▸ **Given instruction**
Please print exactly the lines below, from the start of the material up to and including the line with "0.85, 0.80, 0.755]", but none of the pictures.
— begin Dataset extract —
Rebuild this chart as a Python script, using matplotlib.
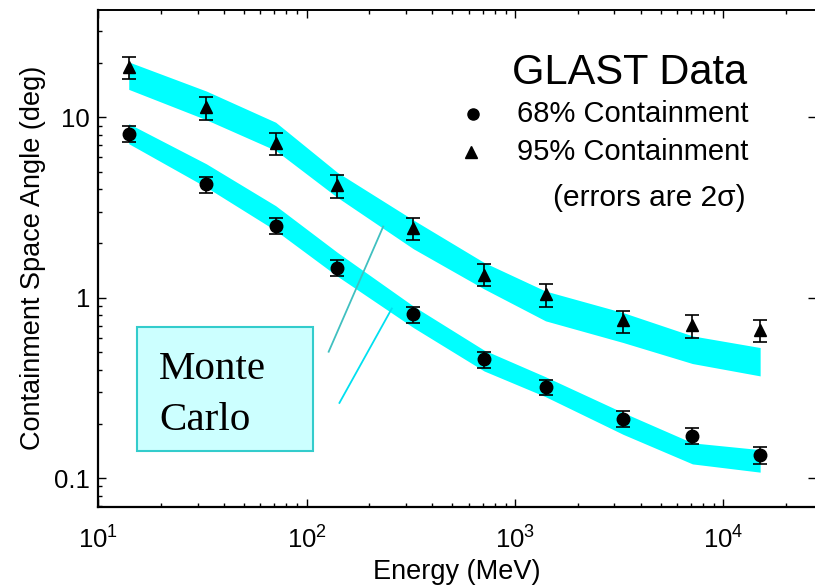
import matplotlib
matplotlib.use("Agg")
import matplotlib.pyplot as plt
from matplotlib.patches import Rectangle
from matplotlib.ticker import LogLocator, FixedLocator, FixedFormatter, NullFormatter

plt.rcParams['font.family'] = ['Liberation Sans', 'DejaVu Sans']
plt.rcParams['mathtext.fontset'] = 'custom'
plt.rcParams['mathtext.rm'] = 'Liberation Sans'
plt.rcParams['mathtext.it'] = 'Liberation Sans:italic'
plt.rcParams['mathtext.bf'] = 'Liberation Sans:bold'

# energies (MeV)
energy = [14, 33, 71, 140, 325, 710, 1400, 3300, 7100, 15000]

# GLAST data, 68% containment
psf68 = [8.1, 4.3, 2.5, 1.47, 0.81, 0.455, 0.32, 0.214, 0.171, 0.134]
psf68_lo = [7.3, 3.8, 2.27, 1.32, 0.726, 0.41, 0.288, 0.192, 0.154, 0.12]
psf68_hi = [8.95, 4.69, 2.76, 1.62, 0.884, 0.50, 0.35, 0.235, 0.189, 0.148]

# GLAST data, 95% containment
psf95 = [19.0, 11.4, 7.2, 4.2, 2.45, 1.34, 1.05, 0.75, 0.705, 0.667]
psf95_lo = [16.3, 9.7, 6.15, 3.59, 2.09, 1.16, 0.89, 0.64, 0.60, 0.57]
psf95_hi = [21.5, 12.9, 8.15, 4.78, 2.77, 1.53, 1.19, 0.85, 0.80, 0.755]

# Monte Carlo bands
mc68_top = [9.23, 5.53, 3.24, 1.79, 0.90, 0.513, 0.365, 0.231, 0.157, 0.144]
mc68_bot = [7.15, 4.1, 2.36, 1.32, 0.684, 0.393, 0.283, 0.175, 0.12, 0.108]
mc95_top = [20.3, 14.0, 9.4, 4.97, 2.7, 1.57, 1.09, 0.828, 0.615, 0.53]
mc95_bot = [14.3, 9.7, 6.56, 3.61, 1.87, 1.12, 0.745, 0.565, 0.432, 0.369]

xticks = [10, 100, 1000, 10000]
xticklabels = ['$10^1$', '$10^2$', '$10^3$', '$10^4$']
yticks = [0.1, 1, 10]
yticklabels = ['0.1', '1', '10']

fig = plt.figure(figsize=(8.15, 5.87), dpi=100)
ax = fig.add_axes([0.1206, 0.1368, 0.8806, 0.8462])

cyan = '#00ffff'
ax.fill_between(energy, mc68_bot, mc68_top, color=cyan, lw=0, zorder=1)
ax.fill_between(energy, mc95_bot, mc95_top, color=cyan, lw=0, zorder=1)

err68 = [[p - l for p, l in zip(psf68, psf68_lo)], [h - p for p, h in zip(psf68, psf68_hi)]]
err95 = [[p - l for p, l in zip(psf95, psf95_lo)], [h - p for p, h in zip(psf95, psf95_hi)]]
ax.errorbar(energy, psf68, yerr=err68, fmt='o', color='black', ms=9,
            elinewidth=1.2, capsize=5, capthick=1.2, zorder=3)
ax.errorbar(energy, psf95, yerr=err95, fmt='^', color='black', ms=8.5,
            elinewidth=1.2, capsize=5, capthick=1.2, zorder=3)

ax.set_xscale('log')
ax.set_yscale('log')
ax.set_xlim(10, 27800)
ax.set_ylim(0.0695, 39.4)

ax.xaxis.set_major_locator(FixedLocator(xticks))
ax.xaxis.set_major_formatter(FixedFormatter(xticklabels))
ax.xaxis.set_minor_locator(LogLocator(base=10, subs=range(2, 10)))
ax.xaxis.set_minor_formatter(NullFormatter())
ax.yaxis.set_major_locator(FixedLocator(yticks))
ax.yaxis.set_major_formatter(FixedFormatter(yticklabels))
ax.yaxis.set_minor_locator(LogLocator(base=10, subs=range(2, 10)))
ax.yaxis.set_minor_formatter(NullFormatter())

ax.tick_params(which='both', direction='in', top=True, right=True, width=1)
ax.tick_params(which='major', length=5.5, labelsize=18.5)
ax.tick_params(axis='x', which='major', pad=14)
ax.tick_params(axis='y', which='major', pad=6)
ax.tick_params(which='minor', length=3)
ax.tick_params(axis='y', which='minor', right=False)
for s in ['left', 'bottom']:
    ax.spines[s].set_linewidth(1.6)
ax.spines['top'].set_linewidth(1.4)
# the original is cropped just at the right edge: no right spine visible
ax.spines['right'].set_visible(False)

ax.set_xlabel('Energy (MeV)', fontsize=19.5, labelpad=4)
ax.set_ylabel('Containment Space Angle (deg)', fontsize=19.5, labelpad=6)

# legend block
ax.text(0.5764, 0.873, 'GLAST Data', transform=ax.transAxes, fontsize=30,
        ha='left', va='center')
ax.plot([0.522], [0.790], 'o', color='black', ms=8, transform=ax.transAxes)
ax.plot([0.519], [0.714], '^', color='black', ms=8, transform=ax.transAxes)
ax.text(0.583, 0.790, '68% Containment', transform=ax.transAxes, fontsize=21,
        ha='left', va='center')
ax.text(0.583, 0.714, '95% Containment', transform=ax.transAxes, fontsize=21,
        ha='left', va='center')
ax.text(0.634, 0.621, '(errors are 2\u03c3)', transform=ax.transAxes, fontsize=21.5,
        ha='left', va='center')

# Monte Carlo label box and leader lines
ax.add_patch(Rectangle((0.0539, 0.112), 0.2451, 0.25, transform=ax.transAxes,
                       facecolor='#ccffff', edgecolor='#33cccc', lw=1.5, zorder=2))
ax.text(0.0846, 0.257, 'Monte', transform=ax.transAxes, fontsize=29.5,
        family='Liberation Serif', va='baseline', zorder=4)
ax.text(0.0846, 0.154, 'Carlo', transform=ax.transAxes, fontsize=29.5,
        family='Liberation Serif', va='baseline', zorder=4)
ax.plot([0.321, 0.397], [0.312, 0.564], color='#40c0c0', lw=1.3,
        transform=ax.transAxes, zorder=2)
ax.plot([0.336, 0.409], [0.209, 0.399], color='#00e0f0', lw=1.3,
        transform=ax.transAxes, zorder=2)

fig.savefig('out.png', dpi=100)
— end Dataset extract —
▸ **Finished answer**
Rebuild this chart as a Python script, using matplotlib.
import matplotlib
matplotlib.use("Agg")
import matplotlib.pyplot as plt
from matplotlib.patches import Rectangle
from matplotlib.ticker import LogLocator, FixedLocator, FixedFormatter, NullFormatter

plt.rcParams['font.family'] = ['Liberation Sans', 'DejaVu Sans']
plt.rcParams['mathtext.fontset'] = 'custom'
plt.rcParams['mathtext.rm'] = 'Liberation Sans'
plt.rcParams['mathtext.it'] = 'Liberation Sans:italic'
plt.rcParams['mathtext.bf'] = 'Liberation Sans:bold'

# energies (MeV)
energy = [14, 33, 71, 140, 325, 710, 1400, 3300, 7100, 15000]

# GLAST data, 68% containment
psf68 = [8.1, 4.3, 2.5, 1.47, 0.81, 0.455, 0.32, 0.214, 0.171, 0.134]
psf68_lo = [7.3, 3.8, 2.27, 1.32, 0.726, 0.41, 0.288, 0.192, 0.154, 0.12]
psf68_hi = [8.95, 4.69, 2.76, 1.62, 0.884, 0.50, 0.35, 0.235, 0.189, 0.148]

# GLAST data, 95% containment
psf95 = [19.0, 11.4, 7.2, 4.2, 2.45, 1.34, 1.05, 0.75, 0.705, 0.667]
psf95_lo = [16.3, 9.7, 6.15, 3.59, 2.09, 1.16, 0.89, 0.64, 0.60, 0.57]
psf95_hi = [21.5, 12.9, 8.15, 4.78, 2.77, 1.53, 1.19, 0.85, 0.80, 0.755]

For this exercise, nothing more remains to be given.